To inaugurate this partnership, we present this selection of original gelatin silver prints by Wynn Bullock from the archives of the Bullock family. With this impeccable provenance, collectors and curators can have the confidence that all of these prints were made in Bullock's darkroom during his lifetime — many are among the last vintage and early prints to be made available of these images. 
Boy Fishing, 1959
The Pilings, 1958
Wynn Bullock was profoundly inspired by fellow photographer Edward Weston whom he met in 1948. Weston’s early mentorship guided his reverent visual explorations of the landscape around the Central Coast of California.
Lynne, Point Lobos, 1956 
The Mast, Cannery Row, 1968
Cactus, 1958
Bullock began introducing the human figure into his landscape photography in the 1950s, and this proved to be instrumental in developing his own unique voice as an artist. What emerged was a vision of human beings nested within a natural world that is at once wondrous and mysterious.

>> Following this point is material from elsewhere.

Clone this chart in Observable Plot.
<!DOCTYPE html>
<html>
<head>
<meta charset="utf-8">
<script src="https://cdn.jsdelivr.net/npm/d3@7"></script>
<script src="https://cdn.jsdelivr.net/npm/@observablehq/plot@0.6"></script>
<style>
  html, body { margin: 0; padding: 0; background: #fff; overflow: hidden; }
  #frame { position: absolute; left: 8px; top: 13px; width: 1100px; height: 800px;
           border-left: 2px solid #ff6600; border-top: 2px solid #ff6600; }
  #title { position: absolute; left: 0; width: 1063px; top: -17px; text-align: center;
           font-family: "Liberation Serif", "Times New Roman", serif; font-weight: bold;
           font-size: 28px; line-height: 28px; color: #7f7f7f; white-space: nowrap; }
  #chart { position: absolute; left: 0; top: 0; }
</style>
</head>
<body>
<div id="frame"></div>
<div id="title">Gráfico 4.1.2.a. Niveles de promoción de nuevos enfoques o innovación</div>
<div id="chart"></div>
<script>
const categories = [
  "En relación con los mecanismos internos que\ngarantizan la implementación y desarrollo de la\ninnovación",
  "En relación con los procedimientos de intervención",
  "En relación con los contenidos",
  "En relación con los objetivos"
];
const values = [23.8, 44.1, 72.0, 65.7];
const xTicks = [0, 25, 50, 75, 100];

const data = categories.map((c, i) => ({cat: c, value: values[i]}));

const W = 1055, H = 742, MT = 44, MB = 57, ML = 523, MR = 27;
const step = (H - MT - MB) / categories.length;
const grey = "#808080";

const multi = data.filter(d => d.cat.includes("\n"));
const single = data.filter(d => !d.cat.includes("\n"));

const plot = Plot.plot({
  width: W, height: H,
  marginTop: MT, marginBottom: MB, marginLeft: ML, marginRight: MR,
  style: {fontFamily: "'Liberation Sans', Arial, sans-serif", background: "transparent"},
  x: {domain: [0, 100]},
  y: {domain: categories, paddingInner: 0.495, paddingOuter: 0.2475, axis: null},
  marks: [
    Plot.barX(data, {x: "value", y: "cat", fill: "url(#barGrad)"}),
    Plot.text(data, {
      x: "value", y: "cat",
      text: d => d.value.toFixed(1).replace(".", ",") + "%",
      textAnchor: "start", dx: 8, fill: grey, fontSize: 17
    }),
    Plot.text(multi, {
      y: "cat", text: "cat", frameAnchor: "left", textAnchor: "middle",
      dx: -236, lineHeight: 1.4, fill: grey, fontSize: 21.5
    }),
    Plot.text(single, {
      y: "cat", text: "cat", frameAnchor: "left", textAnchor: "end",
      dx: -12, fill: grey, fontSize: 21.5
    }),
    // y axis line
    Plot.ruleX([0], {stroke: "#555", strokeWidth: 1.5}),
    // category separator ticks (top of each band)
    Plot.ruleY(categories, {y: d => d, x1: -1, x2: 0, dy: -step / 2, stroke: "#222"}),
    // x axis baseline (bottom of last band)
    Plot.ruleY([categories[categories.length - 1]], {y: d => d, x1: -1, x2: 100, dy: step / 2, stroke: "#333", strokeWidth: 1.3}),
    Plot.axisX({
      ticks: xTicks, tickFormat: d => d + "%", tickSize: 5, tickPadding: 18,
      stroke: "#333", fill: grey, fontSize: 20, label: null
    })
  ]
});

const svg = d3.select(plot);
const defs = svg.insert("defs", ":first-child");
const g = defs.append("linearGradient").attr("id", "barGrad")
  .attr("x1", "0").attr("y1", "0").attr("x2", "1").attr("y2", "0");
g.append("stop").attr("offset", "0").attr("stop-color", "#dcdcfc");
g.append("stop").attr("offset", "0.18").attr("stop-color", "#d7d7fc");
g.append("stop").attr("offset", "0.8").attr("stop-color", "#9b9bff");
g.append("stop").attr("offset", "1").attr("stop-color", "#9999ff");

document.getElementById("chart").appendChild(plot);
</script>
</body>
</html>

Woman and Dog in Forest, 1953
Bullock said that by photographing figures within his landscapes “I stopped thinking in terms of objects. I was seeing things instead as dynamic events, unique in their own beings yet also related and existing together within a universal context of energy and change.”
Child and the Unknown, 1955
Bullock’s pictures are both tied to a particular time and place while at the same time speaking in universal terms. His embrace of nature as a source of profound truths is indelibly linked to the artistic communities that were drawn to the rugged beauty of the coastal landscape around Big Sur in California.
Point Lobos Rock, 1970
Rock, 1971
Woman on Dunes, 1972
On this Earth Day Wynn Bullock’s photographs offer us wise counsel — suggesting that to seek to understand nature is to seek to understand ourselves, and that true harmony is embracing the truth that we are one and the same thing.